Abraham Weiner, appellant, in propria persona.
Victor Wright, Assistant District Attorney, with him William J. Brady, Jr., Assistant District Attorney, and Samuel Dash, Acting District Attorney, for appellee.
Before Rhodes, P.j., Ross, Gunther, Wright, Woodside, and Ervin, JJ. (hirt, J., absent).
[ 178 Pa. Super. Page 398]
OPINION BY WOODSIDE, J.
The appellant's son was brought into juvenile court as a delinquent. The appellant was coerced by the juvenile court into paying $585 to those whose property had been stolen or damaged in burglaries in which appellant's son was alleged to have participated.
[ 178 Pa. Super. Page 399]
In an appeal to this court, Weiner Appeal, 176 Pa. Superior Ct. 255, 260, 261, 106 A.2d 915 (1954) we said, speaking through Judge HIRT: "... there is nothing in The Juvenile Court Law which authorizes the court to compel the parents to make restitution satisfying the civil demands of the victims of the child's delinquency and the juvenile court has no power by attachment to enforce such orders when made...
"The reversal in this case may be an empty victory for appellant since he complied with the order by making restitution as a condition to regaining custody of his child. But he nevertheless is entitled to be heard in the lower court and to such redress as is possible under the circumstances."
The Municipal Court of Philadelphia, sitting as a juvenile court heard the father, but refused to order the people to whom the "restitution" was made to return the money paid them by appellant.
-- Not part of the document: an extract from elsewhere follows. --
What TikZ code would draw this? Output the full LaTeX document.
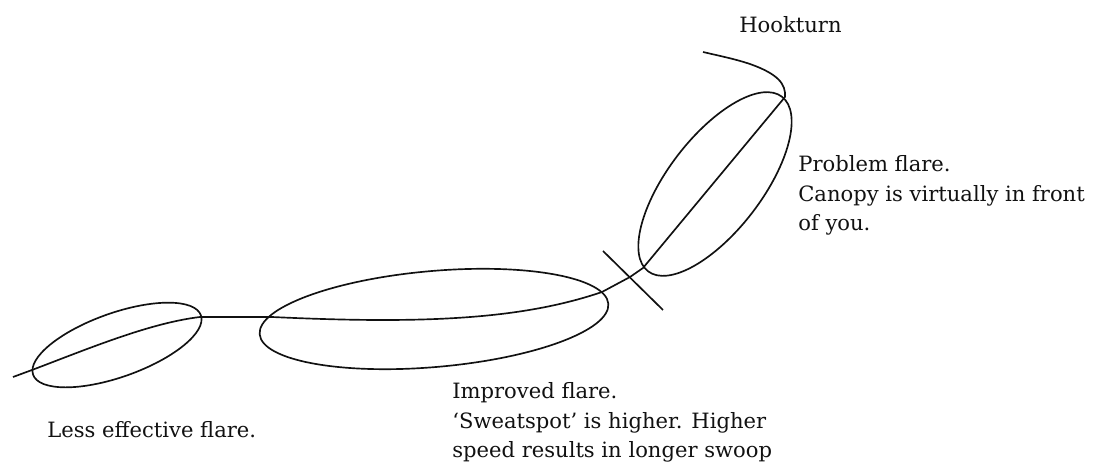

On appeal to this court from the refusal of the lower court to make said order, the appellant, acting as his own lawyer, raised 34 questions, but there is actually only one question before us. It is whether the juvenile division of the Municipal Court of Philadelphia upon petition of appellant has authority to direct those who had received the aforesaid sum to repay it to appellant. If the court has such authority under the facts of this case it should exercise it.
It was our inability to find such authority that prompted us to suggest when this case was previously before us that the reversal granted therein might "be an empty victory for appellant." There is nothing in The Juvenile Court Law which gives that court authority to compel the recipient to return a payment made in the form of restitution even if the payer was improperly persuaded to do so by the court.